**Task requirements**:
Pictures stay out of this copy, which runs from the first line of the material through the line containing "var labelArc = d3.arc().innerRadius(radius".

_ _ _ _ _ _ _

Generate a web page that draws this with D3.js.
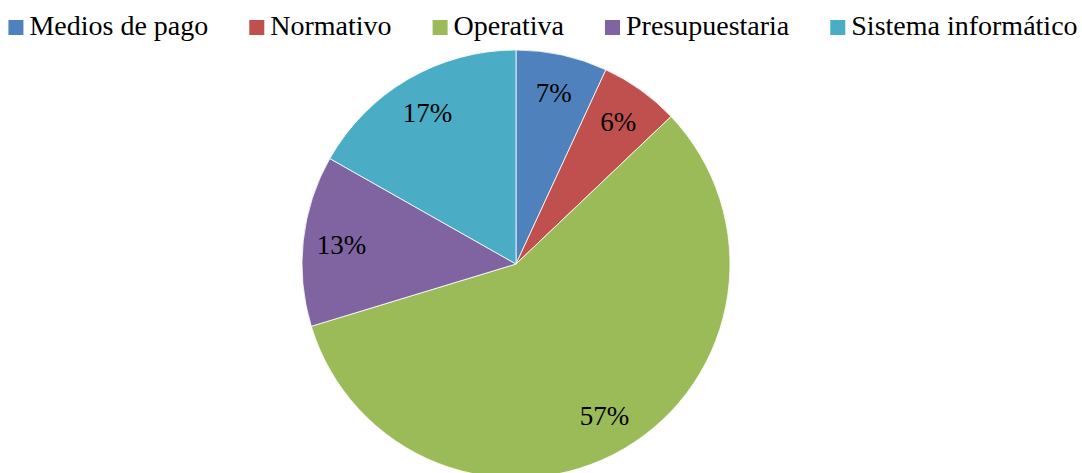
<!DOCTYPE html>
<html>
<head>
<meta charset="utf-8">
<script src="https://cdn.jsdelivr.net/npm/d3@7"></script>
<style>
  body { margin: 0; background: #fff; }
</style>
</head>
<body>
<svg class="chart"></svg>
<script>
var categories = ['Medios de pago', 'Normativo', 'Operativa', 'Presupuestaria', 'Sistema informático'];
var values = [6.9, 6.0, 57.4, 12.9, 16.8];
var colors = ['#4F81BD', '#C0504D', '#9BBB59', '#8064A2', '#4BACC6'];

var width = 1082;
var height = 473;
var cx = 516, cy = 264, radius = 214;
var font = "'Liberation Serif'";

var svg = d3.select('.chart')
  .attr('width', width)
  .attr('height', height);

var data = categories.map((c, i) => ({ name: c, value: values[i], color: colors[i] }));
var total = d3.sum(values);

var pie = d3.pie().sort(null).value(d => d.value);
var arc = d3.arc().innerRadius(0).outerRadius(radius);
var labelArc = d3.arc().innerRadius(radius * 0.82).outerRadius(radius * 0.82);

var g = svg.append('g')
  .attr('transform', 'translate(' + cx + ',' + cy + ')');

var slices = g.selectAll('.slice')
  .data(pie(data))
  .enter().append('g')
  .attr('class', 'slice');

slices.append('path')
  .attr('d', arc)
  .style('fill', d => d.data.color)
  .style('stroke', '#fff')
  .style('stroke-width', 0.8);

slices.append('text')
  .attr('transform', d => 'translate(' + labelArc.centroid(d) + ')')
  .attr('text-anchor', 'middle')
  .attr('dy', '0.35em')
  .attr('font-family', font)
  .attr('font-size', 27)
  .attr('fill', '#000')
  .text(d => Math.round(d.data.value / total * 100) + '%');

// legend, laid out from measured text widths and centred
var legend = svg.append('g').attr('class', 'legend');
var items = legend.selectAll('.item')
  .data(data)
  .enter().append('g')
  .attr('class', 'item');

items.append('rect')
  .attr('width', 15)
  .attr('height', 15)
  .attr('y', -15)
  .style('fill', d => d.color);

items.append('text')
  .attr('x', 21)
  .attr('font-family', font)
  .attr('font-size', 28)
  .attr('fill', '#000')
  .text(d => d.name);

var offsets = [];
var pos = 0;
items.each(function(d) {
  var w = 21 + this.querySelector('text').getComputedTextLength();
  offsets.push(pos);
  pos += w + 41;
});
var legendWidth = pos - 41;
var startX = (width - legendWidth) / 2 + 2;
items.attr('transform', (d, i) => 'translate(' + (startX + offsets[i]) + ',35)');
</script>
</body>
</html>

_ _ _ _ _ _ _

**Result of the task**:
Generate a web page that draws this with D3.js.
<!DOCTYPE html>
<html>
<head>
<meta charset="utf-8">
<script src="https://cdn.jsdelivr.net/npm/d3@7"></script>
<style>
  body { margin: 0; background: #fff; }
</style>
</head>
<body>
<svg class="chart"></svg>
<script>
var categories = ['Medios de pago', 'Normativo', 'Operativa', 'Presupuestaria', 'Sistema informático'];
var values = [6.9, 6.0, 57.4, 12.9, 16.8];
var colors = ['#4F81BD', '#C0504D', '#9BBB59', '#8064A2', '#4BACC6'];

var width = 1082;
var height = 473;
var cx = 516, cy = 264, radius = 214;
var font = "'Liberation Serif'";

var svg = d3.select('.chart')
  .attr('width', width)
  .attr('height', height);

var data = categories.map((c, i) => ({ name: c, value: values[i], color: colors[i] }));
var total = d3.sum(values);

var pie = d3.pie().sort(null).value(d => d.value);
var arc = d3.arc().innerRadius(0).outerRadius(radius);
var labelArc = d3.arc().innerRadius(radius * 0.82).outerRadius(radius * 0.82);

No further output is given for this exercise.